Structural issues continue to haunt food inflation in India. In a note dated 13 July, HSBC Global Markets Research said the June CPI print is a harsh reminder that food prices—and by extension, the Reserve Bank of India’s (RBI’s) 4% inflation target for FY17 and thereafter—will remain at the mercy of exogenous events such as rains until structural reforms in food production and distribution are expedited.

The point is that while lower increases in minimum support prices and better supply management have brought down cereal prices, agricultural productivity has not seen much improvement. Comparative yields of major crops such as pulses, wheat, rice, oilseeds and vegetables are significantly lower for India compared with peers and developed markets, as can be seen in the accompanying chart by Nomura Global Markets Research.

Why are yields so low in India? One reason is the small size of land holdings, which makes mechanization difficult. There is no incentive for farmers to diversify. The government’s handholding of agriculture has resulted in continuation of archaic practices such as focusing on wheat and rice, which account for 60% of acreage, although the government granaries are flooded with these crops.

Also, thanks to middlemen, there is a mark-up of up to 75% in the agricultural supply chain between the producer and consumer. The village-level trader, commission agent, wholesaler and retailers, all increase prices in the supply chain, says Nomura Research. Farmers continue to make very little gains which are generally cornered by middlemen.
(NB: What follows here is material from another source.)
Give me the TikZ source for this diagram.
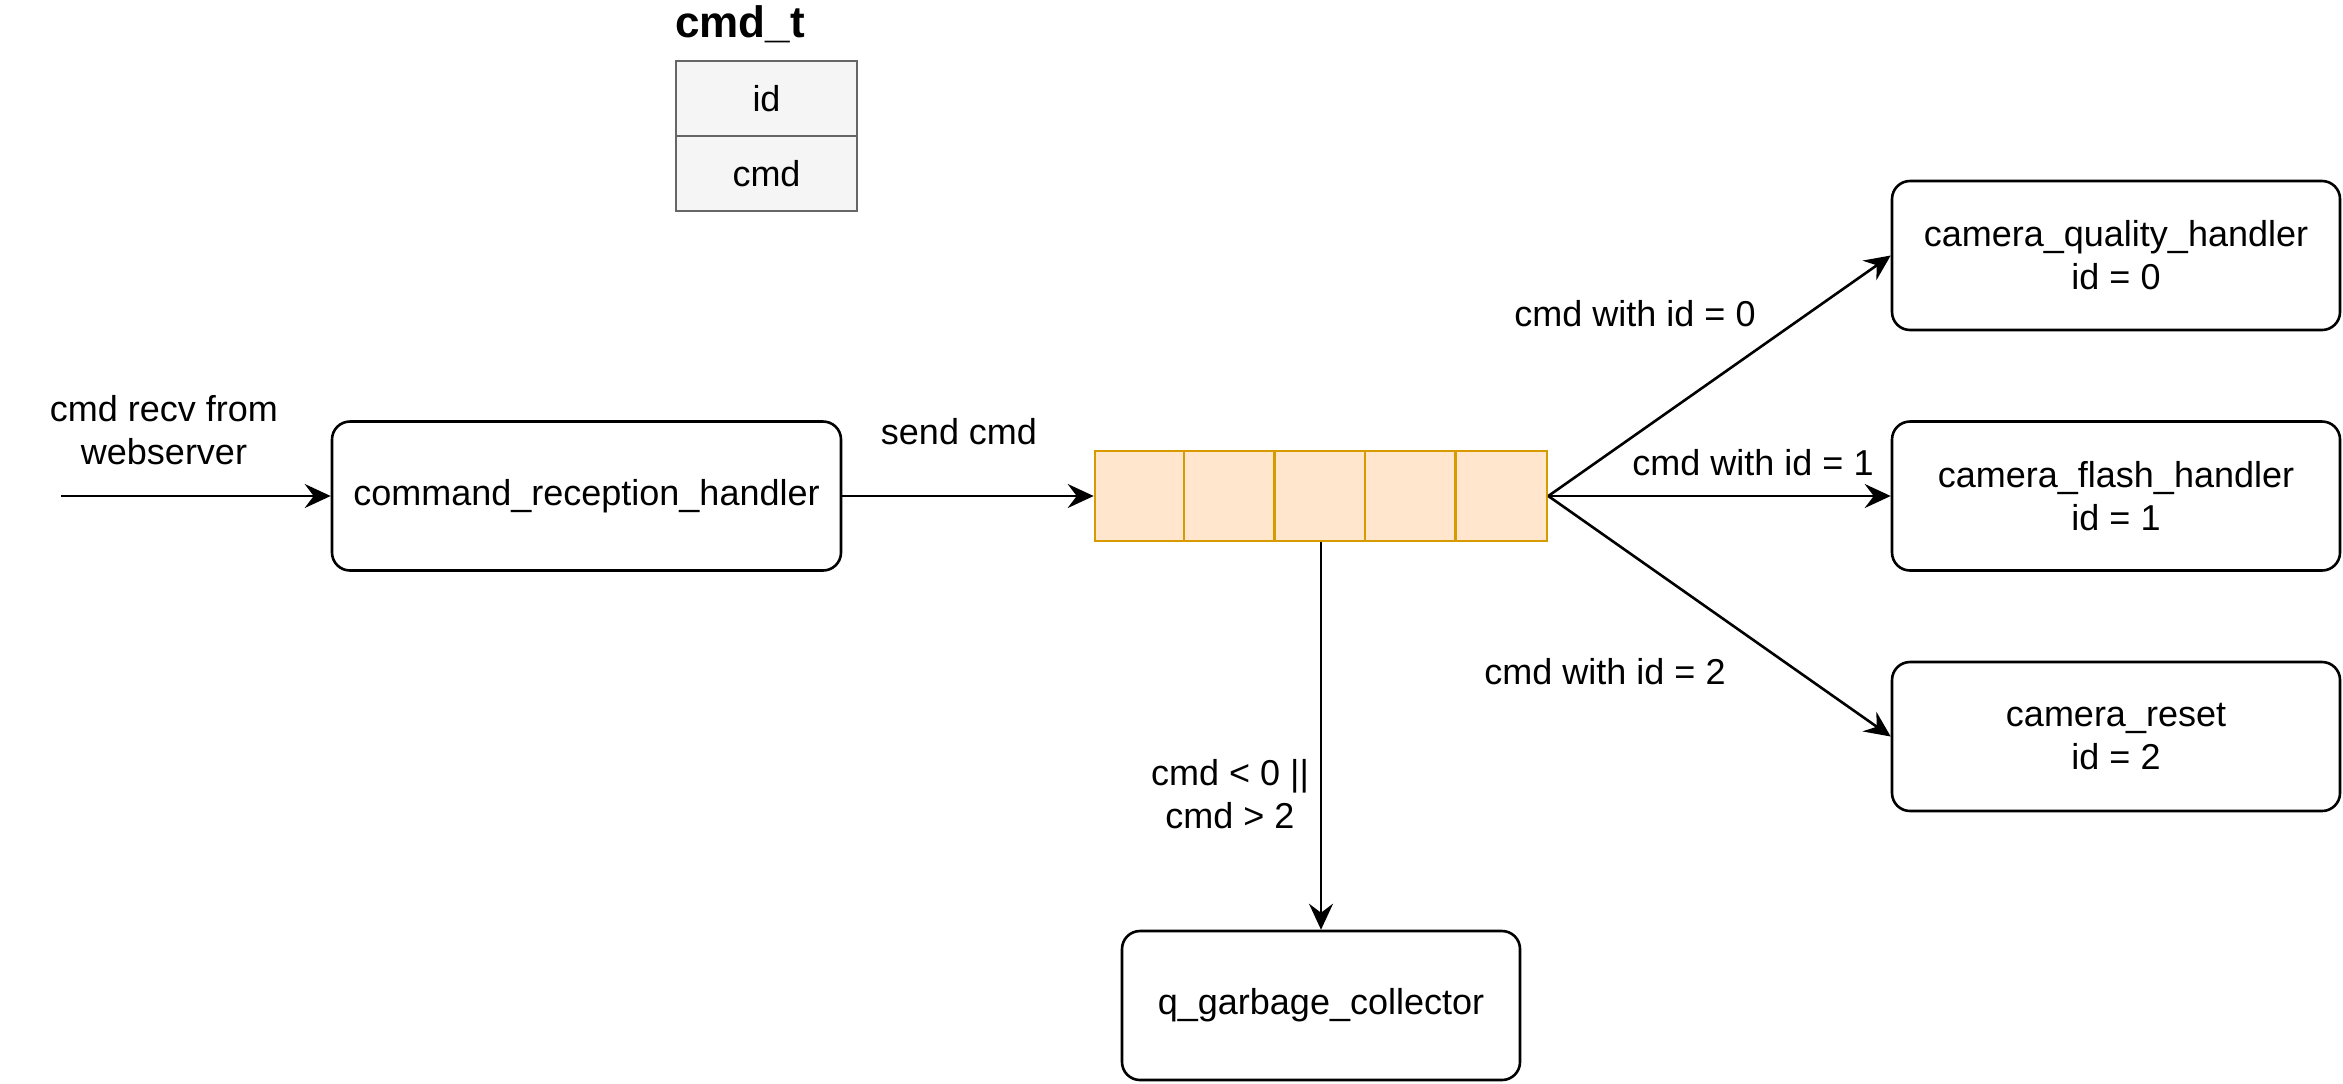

Each state has its own agricultural policy with multiple taxes leading to many isolated markets dominated by middlemen who benefit from these price distortions.

In short, until and unless the government goes in for agriculture reforms that address supply-side issues, inflation will remain hostage to high and volatile food prices, which will make it difficult for RBI to achieve the 4% inflation target by 2016-17 on a sustainable basis.